For the most part we assume that when people say something they mean what they say, and, when the speaker in question is a Chesterton, that he knows what he means. The assumption, however, need not always be literally justified-- we all know that those who insist, usually vociferously, that one say exactly what one means are, to say the least, annoyingly boring....It is for this reason that it is frequently most difficult to make unqualified statements as to what Chesterton meant....Not infrequently, in fact, Chesterton attaches any number of possible meanings to very common expressions, simply in order to get a truth across strikingly.
Quentin Lauer, S.J., GK Chesterton-- Philosopher Without Portfolio
I remembered this passage as I was reading the latest issue of the Chesterton Review, the journal of Seton Hall's GK Chesterton Institute.
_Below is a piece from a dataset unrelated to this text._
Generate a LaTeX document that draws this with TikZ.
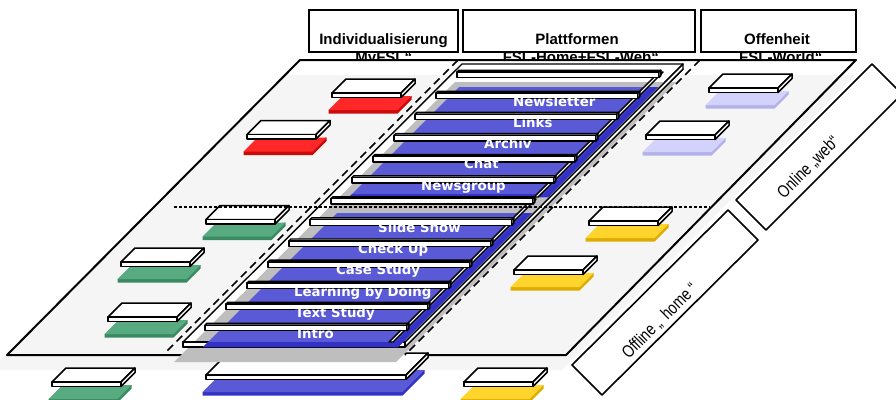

It features one of Chesterton's articles from his famous debate with Robert Blatchford, in which he makes this point:
Christianity has in any such controversy as this one vast, unquestionable and incurable weakness. It really exists. It is not a question, as with Ideal Secular Republics and rationalistic schemes of State, of what men would do; it is a question of what men have done; of what wicked men, foolish men, ordinary men, did do, in working it out.
These lines might seem to contradict one of Chesterton's most famous dicta: "The Christian ideal has not been tried and found wanting. It has been found difficult and left untried."
Of course, the apparent contradiction is superficial. Chesterton was hardly saying, in the second instance, that nobody had ever made a serious and successful attempt to live up to the Christian ideal. He was not expressing the same sentiment as Nietzsche when that mad German said: "There was only ever one Christian, and He died on the Cross." If he had really meant that, he would hardly have written his books on St. Thomas Aquinas and St. Francis Assisi.
In truth, there is no contradiction between the two quotations. There have been societies that can be fairly described as Christian in the ideals and beliefs they affirmed; and even in the ages of faith, the Christian ideal was more honoured than pursued.
The point might seem to be a trite one, but it often occurs to me that serious debate requires a principle of charity when it comes to quotations; nobody benefits when an epigram is taken literally, or an apparent contradiction is seized upon for point-scoring. All this can do is encourage a plodding, pedantic use of language.
The example that actually got me thinking about this was Margaret Thatcher's famous quotation, from an interview with a woman's magazine:
I think we have gone through a period when too many children and people have been given to understand"I have a problem, it is the Government's job to cope with it!" or "I have a problem, I will go and get a grant to cope with it!" "I am homeless, the Government must house me!" and so they are casting their problems on society and who is society? There is no such thing! There are individual men and women and there are families and no government can do anything except through people and people look to themselves first.
I am neither a Thatcherite nor an anti-Thatcherite; but it seems to me rather unfair that Baroness Thatcher has had the phrase "there is no such thing as society" used against her ever since. To say there is no such thing as society is not necessarily to proclaim a belief in a population of atomized, alienated individuals, or to dismiss the importance of social bonds. Of course there is such a thing as society; but it seems perfectly reasonable to remind ourselves, every now and again, that society is not some independent entity, but is actually composed of people.
A mother who is tired of hearing her children promise they will clean their rooms tomorrow might very well say, "Tomorrow never comes"; but nobody would accuse her of putting forward an insane philosophical theory.
Another example, I think, might be John Lennon's notorious claim that the Beatles were bigger than Jesus. This has been generally presented as a boast; but, from what I can tell, it would be truer to say that Lennon was deploring the situation, or at least remarking on its absurdity. Even the Beatles themselves, I think, regarded Beatlemania with a certain alarm.
A final example are Donald Rumsfeld's famous words:
There are known knowns. These are things we know that we know. There are known unknowns. That is to say, there are things that we now know we don’t know. But there are also unknown unknowns. These are things we do not know we don’t know.
I don't understand why so many people have hooted at these words. They actually seem to me to make a subtle point quite elegantly. Do we really want a public sphere where all figurative, oblique, ironic or aphoristic use of language is out of bounds?